## REQUEST:
Restate the listing that follows word for word, without its pictures.

═════ INFORMATION SUPPLIED

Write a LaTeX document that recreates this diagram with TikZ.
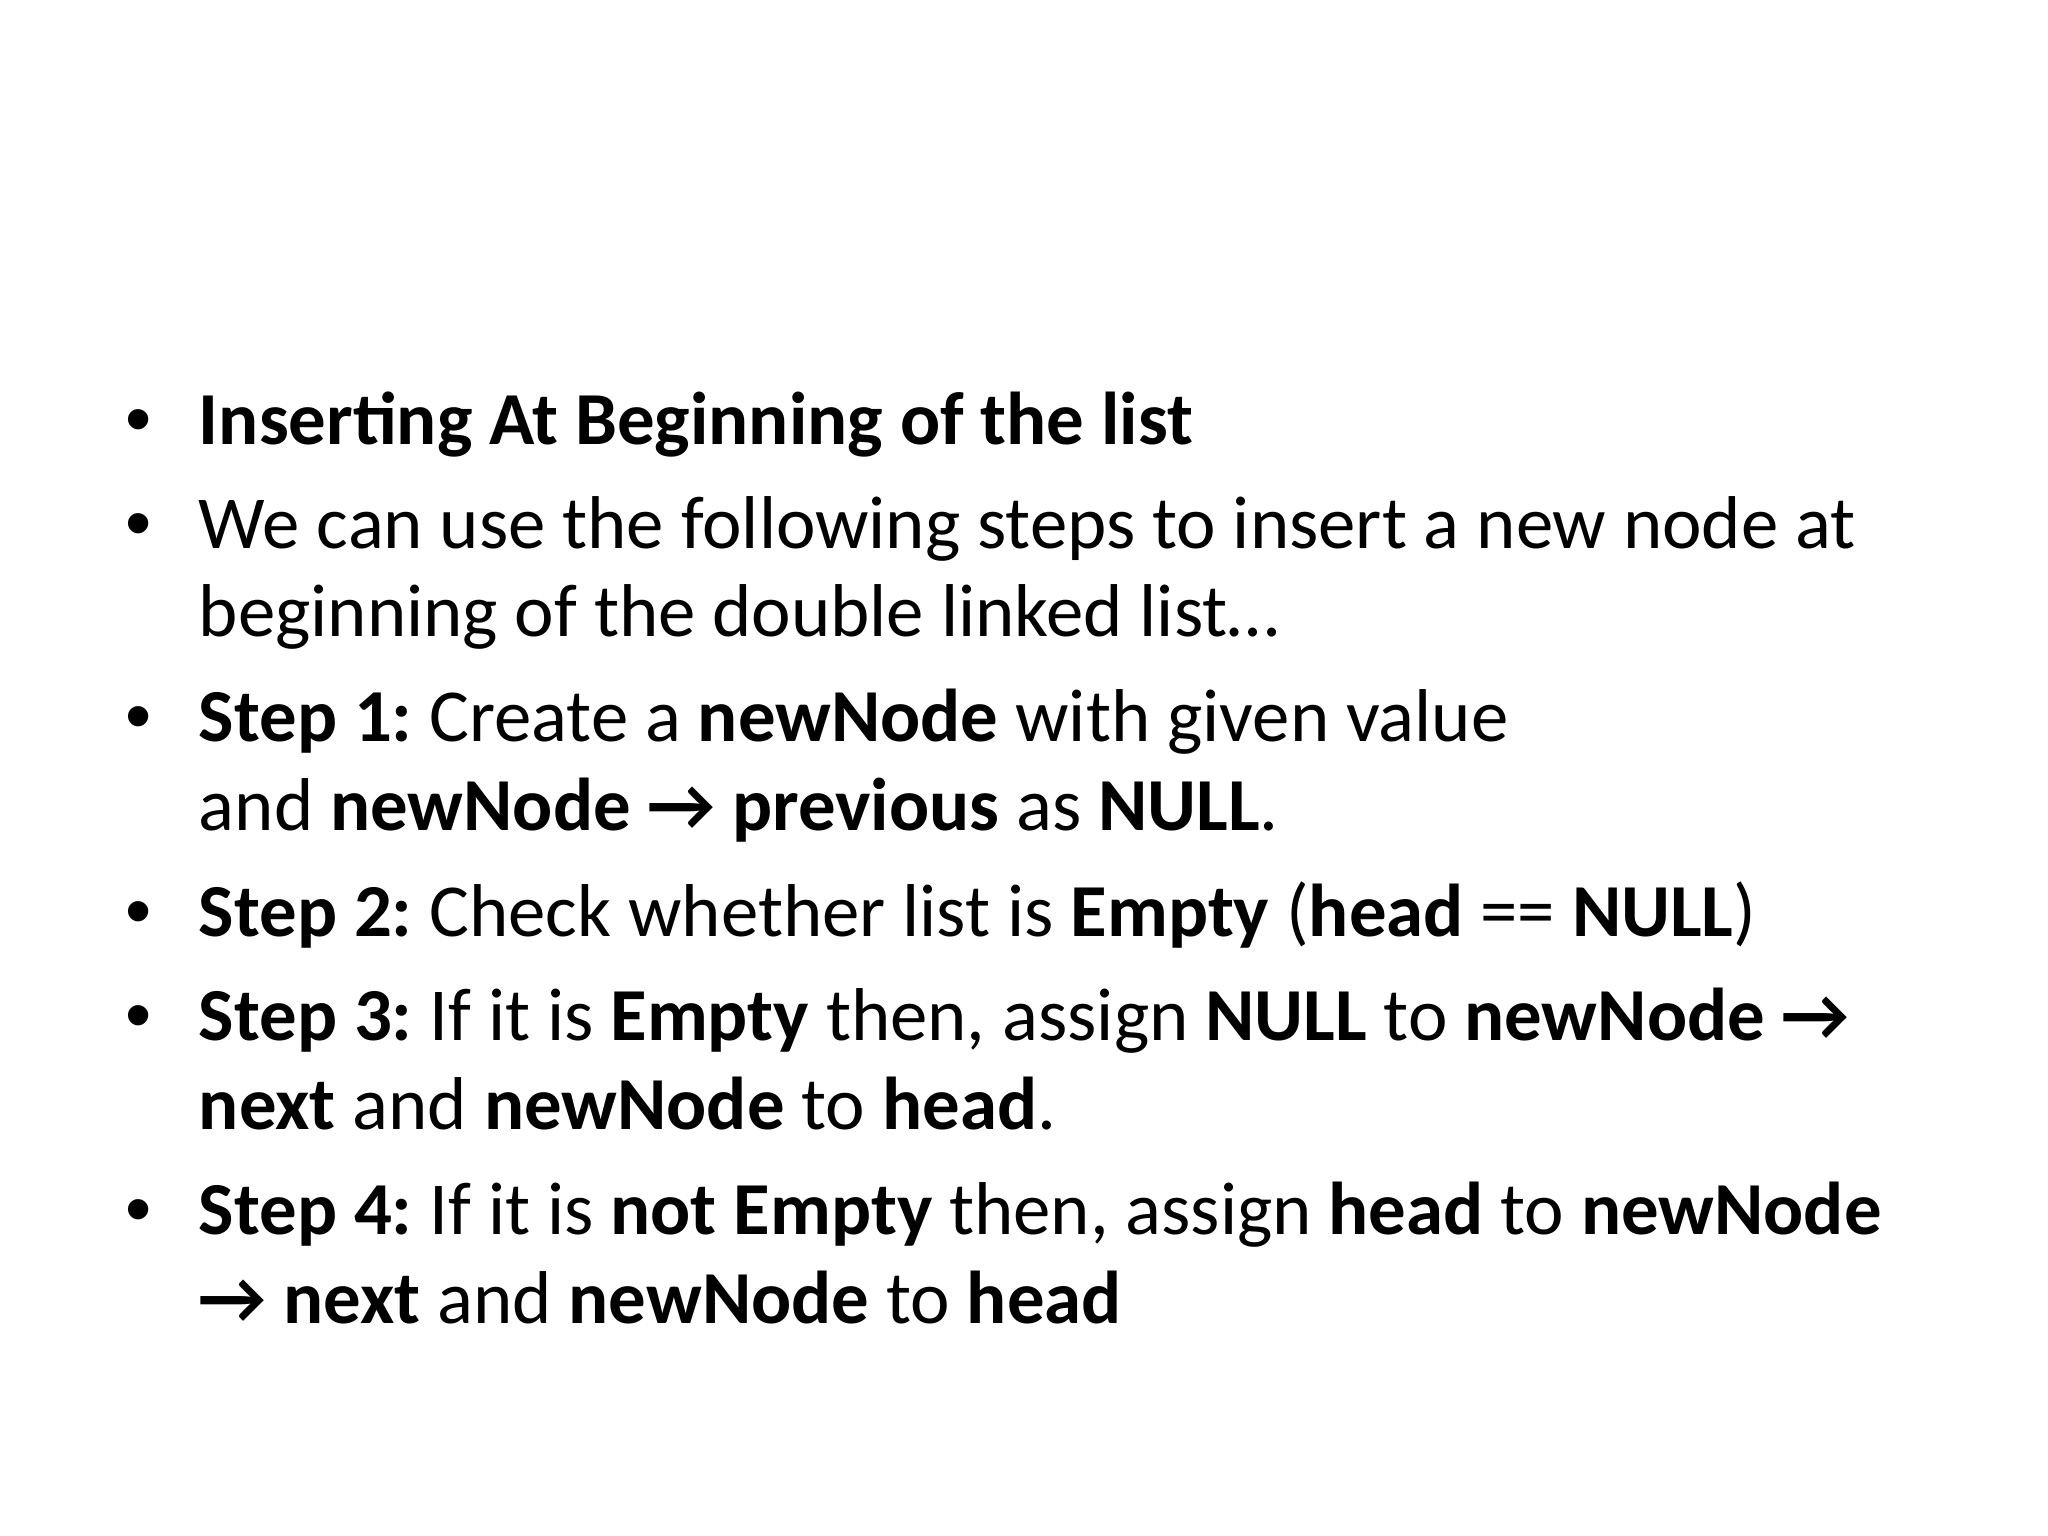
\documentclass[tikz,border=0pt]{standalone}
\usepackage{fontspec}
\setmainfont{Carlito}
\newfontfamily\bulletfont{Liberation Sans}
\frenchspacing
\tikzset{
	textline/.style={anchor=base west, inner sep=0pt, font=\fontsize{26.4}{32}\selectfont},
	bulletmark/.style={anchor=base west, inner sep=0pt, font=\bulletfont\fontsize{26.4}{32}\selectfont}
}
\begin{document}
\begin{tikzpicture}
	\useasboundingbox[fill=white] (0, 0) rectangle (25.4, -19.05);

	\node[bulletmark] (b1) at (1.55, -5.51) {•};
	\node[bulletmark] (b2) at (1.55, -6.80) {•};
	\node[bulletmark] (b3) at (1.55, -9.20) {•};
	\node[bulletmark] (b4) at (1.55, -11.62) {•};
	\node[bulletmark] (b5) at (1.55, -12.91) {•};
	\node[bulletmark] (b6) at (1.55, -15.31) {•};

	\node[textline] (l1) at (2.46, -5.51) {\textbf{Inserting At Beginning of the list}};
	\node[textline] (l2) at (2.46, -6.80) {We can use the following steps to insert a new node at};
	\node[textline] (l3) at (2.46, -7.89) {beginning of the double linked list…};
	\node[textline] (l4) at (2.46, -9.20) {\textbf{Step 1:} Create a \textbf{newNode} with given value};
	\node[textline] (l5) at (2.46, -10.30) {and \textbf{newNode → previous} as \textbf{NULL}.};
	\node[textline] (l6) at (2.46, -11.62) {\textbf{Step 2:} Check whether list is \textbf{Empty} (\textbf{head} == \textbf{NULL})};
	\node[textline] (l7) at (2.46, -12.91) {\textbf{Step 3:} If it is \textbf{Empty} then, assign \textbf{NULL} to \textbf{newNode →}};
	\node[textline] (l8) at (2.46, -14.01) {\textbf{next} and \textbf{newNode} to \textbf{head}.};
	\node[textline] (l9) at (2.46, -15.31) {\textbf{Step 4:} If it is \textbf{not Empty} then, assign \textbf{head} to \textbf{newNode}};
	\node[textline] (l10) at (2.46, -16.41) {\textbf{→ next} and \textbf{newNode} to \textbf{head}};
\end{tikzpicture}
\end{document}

══════════

## TASK RESULT:
Write a LaTeX document that recreates this diagram with TikZ.
\documentclass[tikz,border=0pt]{standalone}
\usepackage{fontspec}
\setmainfont{Carlito}
\newfontfamily\bulletfont{Liberation Sans}
\frenchspacing
\tikzset{
	textline/.style={anchor=base west, inner sep=0pt, font=\fontsize{26.4}{32}\selectfont},
	bulletmark/.style={anchor=base west, inner sep=0pt, font=\bulletfont\fontsize{26.4}{32}\selectfont}
}
\begin{document}
\begin{tikzpicture}
	\useasboundingbox[fill=white] (0, 0) rectangle (25.4, -19.05);

	\node[bulletmark] (b1) at (1.55, -5.51) {•};
	\node[bulletmark] (b2) at (1.55, -6.80) {•};
	\node[bulletmark] (b3) at (1.55, -9.20) {•};
	\node[bulletmark] (b4) at (1.55, -11.62) {•};
	\node[bulletmark] (b5) at (1.55, -12.91) {•};
	\node[bulletmark] (b6) at (1.55, -15.31) {•};

	\node[textline] (l1) at (2.46, -5.51) {\textbf{Inserting At Beginning of the list}};
	\node[textline] (l2) at (2.46, -6.80) {We can use the following steps to insert a new node at};
	\node[textline] (l3) at (2.46, -7.89) {beginning of the double linked list…};
	\node[textline] (l4) at (2.46, -9.20) {\textbf{Step 1:} Create a \textbf{newNode} with given value};
	\node[textline] (l5) at (2.46, -10.30) {and \textbf{newNode → previous} as \textbf{NULL}.};
	\node[textline] (l6) at (2.46, -11.62) {\textbf{Step 2:} Check whether list is \textbf{Empty} (\textbf{head} == \textbf{NULL})};
	\node[textline] (l7) at (2.46, -12.91) {\textbf{Step 3:} If it is \textbf{Empty} then, assign \textbf{NULL} to \textbf{newNode →}};
	\node[textline] (l8) at (2.46, -14.01) {\textbf{next} and \textbf{newNode} to \textbf{head}.};
	\node[textline] (l9) at (2.46, -15.31) {\textbf{Step 4:} If it is \textbf{not Empty} then, assign \textbf{head} to \textbf{newNode}};
	\node[textline] (l10) at (2.46, -16.41) {\textbf{→ next} and \textbf{newNode} to \textbf{head}};
\end{tikzpicture}
\end{document}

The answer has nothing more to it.